The ex-Pimco chief executive caught up in the college admissions scandal got a lighter sentence because of his history of philanthropy, a judge said Friday.

U.S. District Judge Nathaniel Gorton said he had planned to sentence former Pimco CEO Douglas Hodge to one year in prison, but decided to give him a “discount” because of his philanthropic endeavors, Bloomberg reported. Gorton sentenced Hodge to nine months and ordered him to pay a $750,000 fine and perform 500 hours of community service. It is still the stiffest penalty yet in the widespread college admissions scandal.

Hodge pleaded guilty in October to paying $850,000 in bribes to get four of his children into Georgetown University and the University of Southern California under the guise that they were tennis, soccer and football recruits.

“Mr. Hodge, your conduct in this whole sordid affair is appalling and mind-boggling at the same time,” Gorton said, according to USA Today. “It is unbelievable that someone of your education, intelligence and involvement in philanthropy and successful professional activities could have been for so long and so intimately a party to the systematic, pervasive bribing of college officials to get their kids into school.”

Hodge’s nine-month sentence was the longest yet in the college admissions scandal, in which three dozen parents have been charged with paying bribes to secure seats for their children at elite universities.

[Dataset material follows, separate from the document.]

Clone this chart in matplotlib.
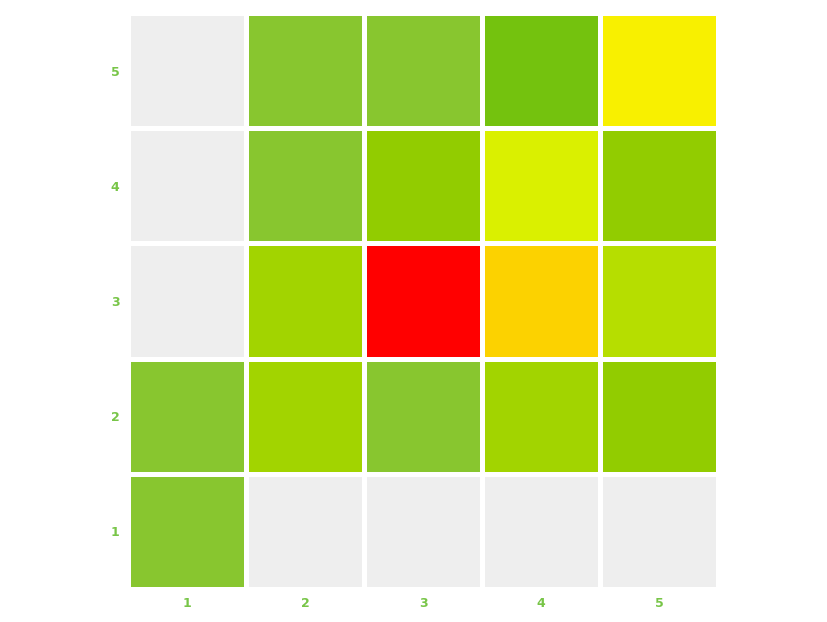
import numpy as np
import matplotlib.pyplot as plt
from matplotlib.colors import ListedColormap, BoundaryNorm

# grid labels
x_labels = ["1", "2", "3", "4", "5"]
y_labels = ["1", "2", "3", "4", "5"]

# colour level for each cell, rows bottom (1) to top (5); 0 = empty
levels = [
    [2, 0, 0, 0, 0],
    [2, 4, 2, 4, 3],
    [0, 4, 9, 8, 5],
    [0, 2, 3, 6, 3],
    [0, 2, 2, 1, 7],
]

palette = ["#eeeeee", "#74c20e", "#88c62f", "#92cc00", "#a2d400",
           "#b6de00", "#daf000", "#f8f000", "#fcd200", "#ff0000"]

fig = plt.figure(figsize=(8.28, 6.22), dpi=100)
ax = fig.add_axes([0.1546, 0.053, 0.7126, 0.926])

cmap = ListedColormap(palette)
norm = BoundaryNorm(np.arange(-0.5, len(palette) + 0.5), cmap.N)
ax.pcolormesh(np.array(levels), cmap=cmap, norm=norm,
              edgecolors="white", linewidth=2.2)

ax.set_xticks(np.arange(len(x_labels)) + 0.5)
ax.set_xticklabels(x_labels)
ax.set_yticks(np.arange(len(y_labels)) + 0.5)
ax.set_yticklabels(y_labels)
ax.tick_params(length=0, labelcolor="#78c548", labelsize=9, pad=6)
for lbl in ax.get_xticklabels() + ax.get_yticklabels():
    lbl.set_fontweight("bold")
for s in ax.spines.values():
    s.set_visible(False)

fig.savefig("out.png", dpi=100)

Prosecutors had requested a two-year sentence for Hodge.

In a sentencing memo, Hodge’s attorneys asked the court for leniency on the grounds that Hodge was a “mission-driven” philanthropist who donated “well over” $30 million to more than 100 charities between 2007 and 2018. Approximately 95% of those gifts went to support “schools, universities, and programs to assist children in disadvantaged areas,” the memo stated.

“Doug is the most generous man I have ever dealt with,” his financial adviser wrote in a letter to the court attesting to his good character. Hodge donated, on average, nearly 60% of his earned income each year over the last four years of his employment, and upon his retirement, donated 100% of his deferred bonuses, attorneys wrote in the memo.

Hodge and his wife funded a school and orphanage in Cambodia, and started their own international nonprofit, Global Girls G.L.O.W., according to court documents. The group has served 7,000 girls in 27 countries with mentorship and education programs, according to its website. (Global Girls G.L.O.W. did not respond immediately to a request for comment.)

“Doug understands that this was a crime of privilege, where wealthy students unfairly and illegally obtained admission to colleges and universities, and he will therefore redouble his efforts to create educational opportunities for underserved children,” Hodge’s lawyers wrote.

Hodge spent 28 years at Pimco, serving as CEO from 2014 to 2017, when he retired at age 60, according to court documents. He reportedly received a bonus of $45 million in 2014.

Hodge’s attorneys did not respond immediately to a request for comment. Federal prosecutors declined to comment.

A total of 20 parents in the college admissions scandal have pleaded guilty, and 14 have now been sentenced, including “Desperate Housewives” actress Felicity Huffman. Another 15 are contesting the charges, including “Full House” actress Lori Loughlin and her fashion designer husband, Mossimo Giannulli.